## RECORDS SUPPLIED
◇ ◇ ◇ ◇ ◇ ◇ ◇
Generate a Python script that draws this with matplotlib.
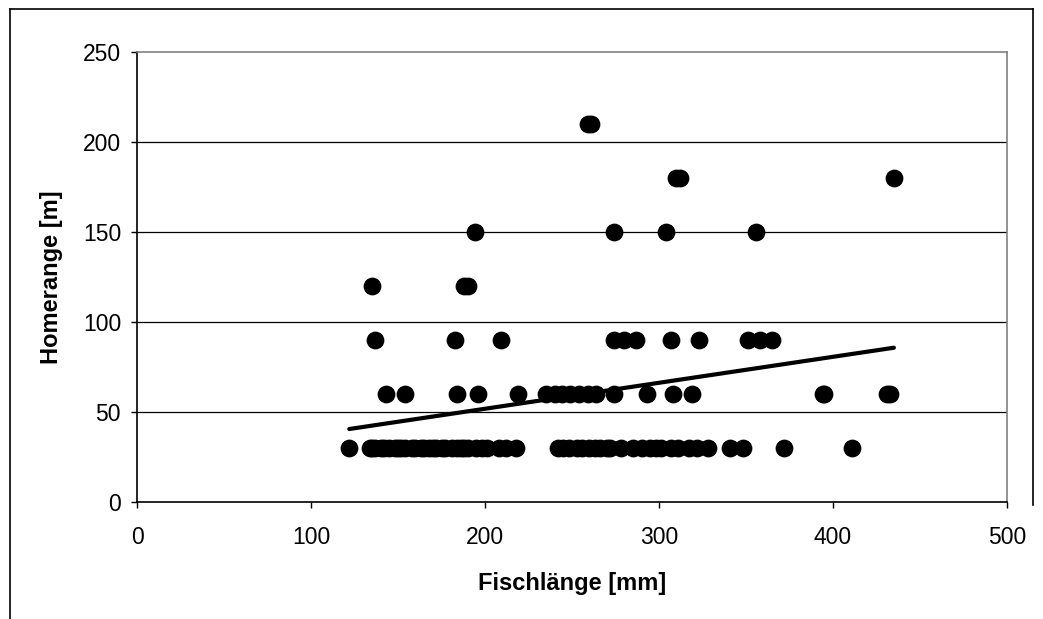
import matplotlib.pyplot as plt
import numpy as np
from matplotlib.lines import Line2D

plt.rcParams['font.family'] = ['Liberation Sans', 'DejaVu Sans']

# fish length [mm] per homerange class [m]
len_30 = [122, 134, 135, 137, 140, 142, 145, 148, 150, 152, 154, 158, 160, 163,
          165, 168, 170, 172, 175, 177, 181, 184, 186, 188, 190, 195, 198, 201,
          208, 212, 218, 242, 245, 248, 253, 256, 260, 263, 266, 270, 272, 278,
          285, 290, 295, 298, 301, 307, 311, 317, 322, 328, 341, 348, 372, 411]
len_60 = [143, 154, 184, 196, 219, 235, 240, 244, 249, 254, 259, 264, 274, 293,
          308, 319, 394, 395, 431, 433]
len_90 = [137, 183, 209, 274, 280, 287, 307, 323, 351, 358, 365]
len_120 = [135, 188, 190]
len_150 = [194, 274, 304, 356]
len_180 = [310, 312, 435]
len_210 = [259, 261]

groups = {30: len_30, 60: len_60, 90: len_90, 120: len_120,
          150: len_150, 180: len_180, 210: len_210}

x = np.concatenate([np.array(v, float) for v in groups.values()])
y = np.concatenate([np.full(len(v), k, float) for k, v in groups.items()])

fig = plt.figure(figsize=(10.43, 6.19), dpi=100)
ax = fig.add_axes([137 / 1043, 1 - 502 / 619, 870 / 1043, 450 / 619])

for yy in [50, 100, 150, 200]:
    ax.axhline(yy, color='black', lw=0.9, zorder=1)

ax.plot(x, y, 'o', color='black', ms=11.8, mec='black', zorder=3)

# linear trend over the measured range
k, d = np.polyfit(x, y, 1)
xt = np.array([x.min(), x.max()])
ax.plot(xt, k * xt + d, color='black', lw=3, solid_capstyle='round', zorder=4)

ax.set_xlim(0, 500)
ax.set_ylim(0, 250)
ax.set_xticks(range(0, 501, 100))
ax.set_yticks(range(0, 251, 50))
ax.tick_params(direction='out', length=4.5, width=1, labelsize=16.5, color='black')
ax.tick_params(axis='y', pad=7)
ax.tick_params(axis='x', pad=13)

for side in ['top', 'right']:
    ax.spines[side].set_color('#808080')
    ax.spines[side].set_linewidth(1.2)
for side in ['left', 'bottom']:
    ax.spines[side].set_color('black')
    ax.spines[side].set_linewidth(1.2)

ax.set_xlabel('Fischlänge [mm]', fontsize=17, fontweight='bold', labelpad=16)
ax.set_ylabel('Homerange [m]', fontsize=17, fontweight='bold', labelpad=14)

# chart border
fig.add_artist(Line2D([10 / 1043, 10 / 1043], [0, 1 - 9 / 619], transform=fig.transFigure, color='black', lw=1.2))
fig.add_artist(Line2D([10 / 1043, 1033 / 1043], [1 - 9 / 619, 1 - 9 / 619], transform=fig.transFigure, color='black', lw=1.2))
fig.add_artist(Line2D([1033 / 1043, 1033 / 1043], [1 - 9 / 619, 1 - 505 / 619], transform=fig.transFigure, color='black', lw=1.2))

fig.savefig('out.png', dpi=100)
◇ ◇ ◇ ◇ ◇ ◇ ◇
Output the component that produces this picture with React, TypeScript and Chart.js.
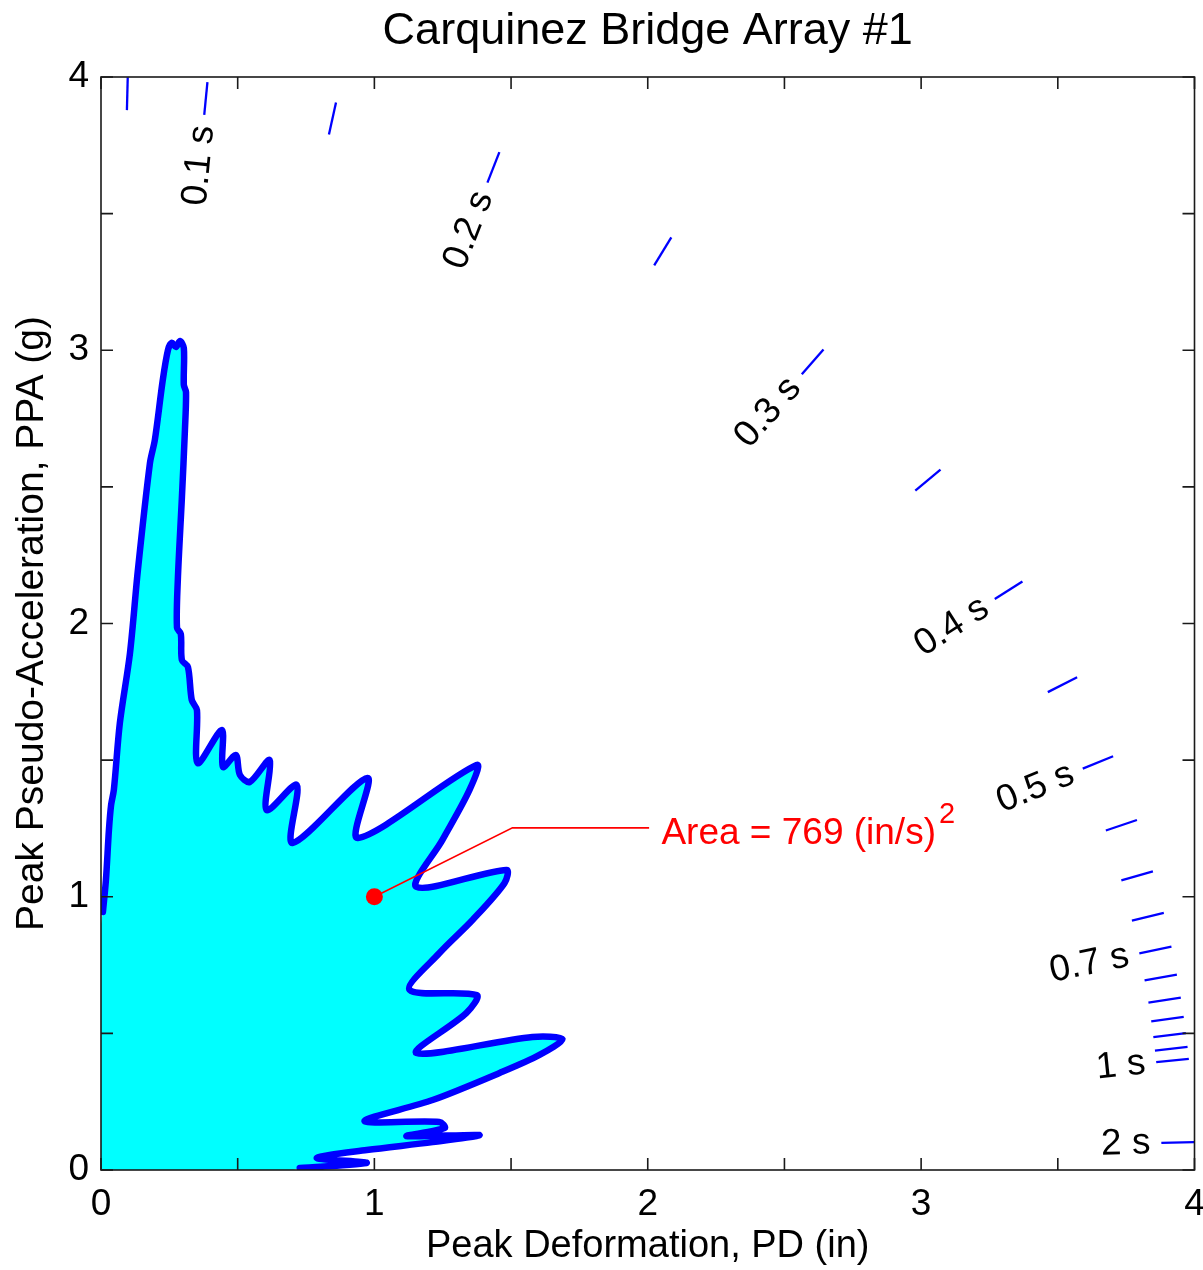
◇ ◇ ◇ ◇ ◇ ◇ ◇
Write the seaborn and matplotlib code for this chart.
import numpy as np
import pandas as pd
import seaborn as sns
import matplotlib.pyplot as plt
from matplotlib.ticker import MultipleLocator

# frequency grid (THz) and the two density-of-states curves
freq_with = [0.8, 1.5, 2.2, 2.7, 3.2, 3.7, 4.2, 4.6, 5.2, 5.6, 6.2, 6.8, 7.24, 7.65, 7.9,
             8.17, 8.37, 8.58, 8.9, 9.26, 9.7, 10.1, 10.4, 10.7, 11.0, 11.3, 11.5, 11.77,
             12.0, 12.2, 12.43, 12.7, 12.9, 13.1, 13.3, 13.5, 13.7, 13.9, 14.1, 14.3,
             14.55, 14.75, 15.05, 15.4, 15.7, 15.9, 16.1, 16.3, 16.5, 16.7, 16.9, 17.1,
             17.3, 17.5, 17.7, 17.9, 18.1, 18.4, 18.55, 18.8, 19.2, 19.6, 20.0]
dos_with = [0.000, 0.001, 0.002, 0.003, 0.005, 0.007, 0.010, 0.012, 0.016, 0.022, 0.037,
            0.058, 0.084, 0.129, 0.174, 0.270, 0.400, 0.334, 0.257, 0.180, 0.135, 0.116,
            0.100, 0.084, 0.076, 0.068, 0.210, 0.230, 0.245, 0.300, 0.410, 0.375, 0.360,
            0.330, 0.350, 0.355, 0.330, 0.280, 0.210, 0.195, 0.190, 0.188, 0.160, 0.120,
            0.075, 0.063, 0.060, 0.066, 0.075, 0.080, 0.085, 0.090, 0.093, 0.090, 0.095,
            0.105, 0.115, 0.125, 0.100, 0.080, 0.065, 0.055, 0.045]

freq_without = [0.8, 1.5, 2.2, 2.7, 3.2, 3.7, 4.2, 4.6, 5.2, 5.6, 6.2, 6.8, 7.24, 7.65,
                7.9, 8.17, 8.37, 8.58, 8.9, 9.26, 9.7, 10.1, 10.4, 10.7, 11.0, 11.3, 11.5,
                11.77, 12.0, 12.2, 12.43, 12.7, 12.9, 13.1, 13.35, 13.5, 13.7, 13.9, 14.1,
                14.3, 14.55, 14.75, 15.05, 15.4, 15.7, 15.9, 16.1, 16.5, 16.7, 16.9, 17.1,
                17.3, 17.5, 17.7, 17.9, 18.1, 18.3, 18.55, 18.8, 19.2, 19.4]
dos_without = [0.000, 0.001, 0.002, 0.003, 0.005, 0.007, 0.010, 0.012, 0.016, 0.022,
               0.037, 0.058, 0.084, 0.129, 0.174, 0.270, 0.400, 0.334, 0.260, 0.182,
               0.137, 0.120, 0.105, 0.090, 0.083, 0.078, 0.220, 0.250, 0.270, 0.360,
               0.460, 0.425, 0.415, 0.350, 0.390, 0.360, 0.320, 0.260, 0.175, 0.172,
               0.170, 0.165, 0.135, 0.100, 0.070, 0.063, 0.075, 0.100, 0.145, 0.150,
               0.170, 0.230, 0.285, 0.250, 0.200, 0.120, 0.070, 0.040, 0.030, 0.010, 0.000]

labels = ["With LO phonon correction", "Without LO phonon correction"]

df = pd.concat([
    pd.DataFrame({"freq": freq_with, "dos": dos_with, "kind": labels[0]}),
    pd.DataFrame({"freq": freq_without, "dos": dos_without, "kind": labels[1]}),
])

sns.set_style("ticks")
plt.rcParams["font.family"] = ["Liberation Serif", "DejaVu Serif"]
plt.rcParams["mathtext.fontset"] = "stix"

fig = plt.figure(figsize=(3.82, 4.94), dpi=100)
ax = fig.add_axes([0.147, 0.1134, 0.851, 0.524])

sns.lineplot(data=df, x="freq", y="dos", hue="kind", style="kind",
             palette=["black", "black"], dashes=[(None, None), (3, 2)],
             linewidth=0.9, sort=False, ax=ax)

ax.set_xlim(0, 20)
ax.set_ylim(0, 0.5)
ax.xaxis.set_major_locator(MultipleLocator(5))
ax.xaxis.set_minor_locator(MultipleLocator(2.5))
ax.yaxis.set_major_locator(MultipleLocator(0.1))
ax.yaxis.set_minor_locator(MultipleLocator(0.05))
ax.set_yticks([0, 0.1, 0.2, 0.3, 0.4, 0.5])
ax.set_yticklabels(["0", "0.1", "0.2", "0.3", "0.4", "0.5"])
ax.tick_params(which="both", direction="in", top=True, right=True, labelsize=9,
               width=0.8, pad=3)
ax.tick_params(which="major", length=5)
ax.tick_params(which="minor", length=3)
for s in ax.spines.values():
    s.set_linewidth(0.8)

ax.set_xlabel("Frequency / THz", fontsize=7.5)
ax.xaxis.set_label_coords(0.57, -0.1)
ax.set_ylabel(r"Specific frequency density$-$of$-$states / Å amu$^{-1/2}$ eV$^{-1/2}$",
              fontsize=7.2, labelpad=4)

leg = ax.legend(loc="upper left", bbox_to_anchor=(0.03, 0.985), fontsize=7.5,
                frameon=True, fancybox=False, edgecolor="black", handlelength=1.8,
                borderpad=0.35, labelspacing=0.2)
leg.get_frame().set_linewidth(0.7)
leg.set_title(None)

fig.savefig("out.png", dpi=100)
◇ ◇ ◇ ◇ ◇ ◇ ◇
## THE TASK
Output exactly the lines from the one containing "Generate a Python" through the one containing "plt.rcParams['font.family'] = ['Liberation", both included, and nothing else; leave out any pictures.

## ANSWER TO THIS PROBLEM
Generate a Python script that draws this with matplotlib.
import matplotlib.pyplot as plt
import numpy as np
from matplotlib.lines import Line2D

plt.rcParams['font.family'] = ['Liberation Sans', 'DejaVu Sans']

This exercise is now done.